The plant is commercially cultivated for its thick, slightly bitter edible leaves. They are available year-round, but many people believe that they are tastier and more nutritious in the cold months, after the first frosts. For best flavor and texture, the leaves should be picked before they reach their maximum size. Flavor and texture also depend on the cultivar; the couve-manteiga and couve tronchuda are especially appreciated in Brazil and Portugal.

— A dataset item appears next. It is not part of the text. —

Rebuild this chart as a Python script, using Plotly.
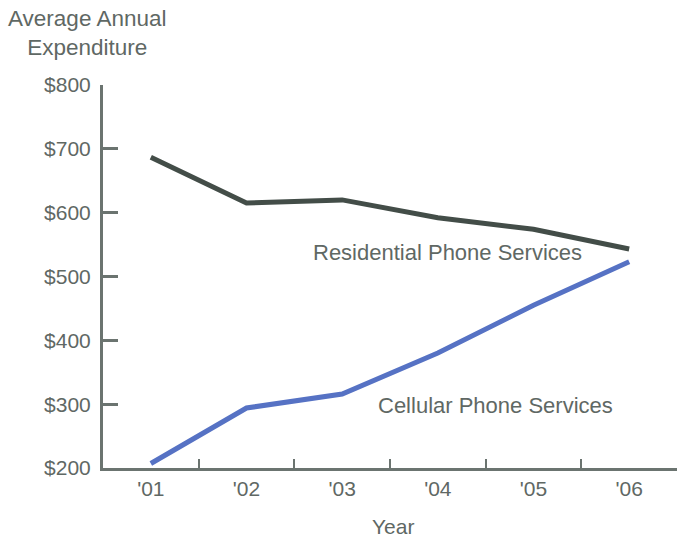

Only firm, dark green leaves are fit for consumption; any wilted or yellowish leaves must be discarded. Fresh collard leaves can be stored up to 10 days if refrigerated to just above freezing (1 °C) at high humidity (>95%). In domestic refrigerators, fresh collard can be stored for about three days. Once cooked, it can be frozen and stored indefinitely.

Collard leaves have little food value and are poorly digestible when raw. They are usually consumed cooked, as meal fillers and as a source of dietary fiber, especially as a balance to fish and meat dishes. They are also rich in vitamins A, C (which however is destroyed by cooking), B1, and B2. Each 100 g of leaves provides 46 calories (190 kilojoules) of food energy and contains 4 g of protein, 0.5 grams of fat, 7 g of carbohydrates.

Collard greens in US cuisine

Collard greens are a basic "soul food" of the Southern United States cuisine. They may actually be prepared with other similar green leaf vegetables, such as kale, turnip greens, spinach, and mustard leaves in "mixed greens". They are generally a "winter" dish in the South, as the plants tend to run to seed during warmer weather. Traditionally, collards are eaten on New Year's Day (along with black-eyed peas and hog jowls) to insure wealth in the coming year, as the leaves resemble folding money.

Collard greens in Brazil and Portugal

In Brazil and Portugal, collard greens are common accompaniments of fish and meat dishes. In Brazil, they are a standard side dish for feijoada (a popular pork-and-beans stew). The leaves are sliced into strips, 1 to 3 mm wide (sometimes by the grocer or market vendor, with a special hand-cranked slicer) and sautéed with oil or butter, flavored with garlic, onion, and salt.

Thinly sliced collard greens are also the main ingredient of a popular soup, caldo verde ("green broth").

The juice pressed from fresh leaves and leaf stalks, taken regularly, is popularly believed to be a remedy for gout, bronchitis, and blood circulation problems.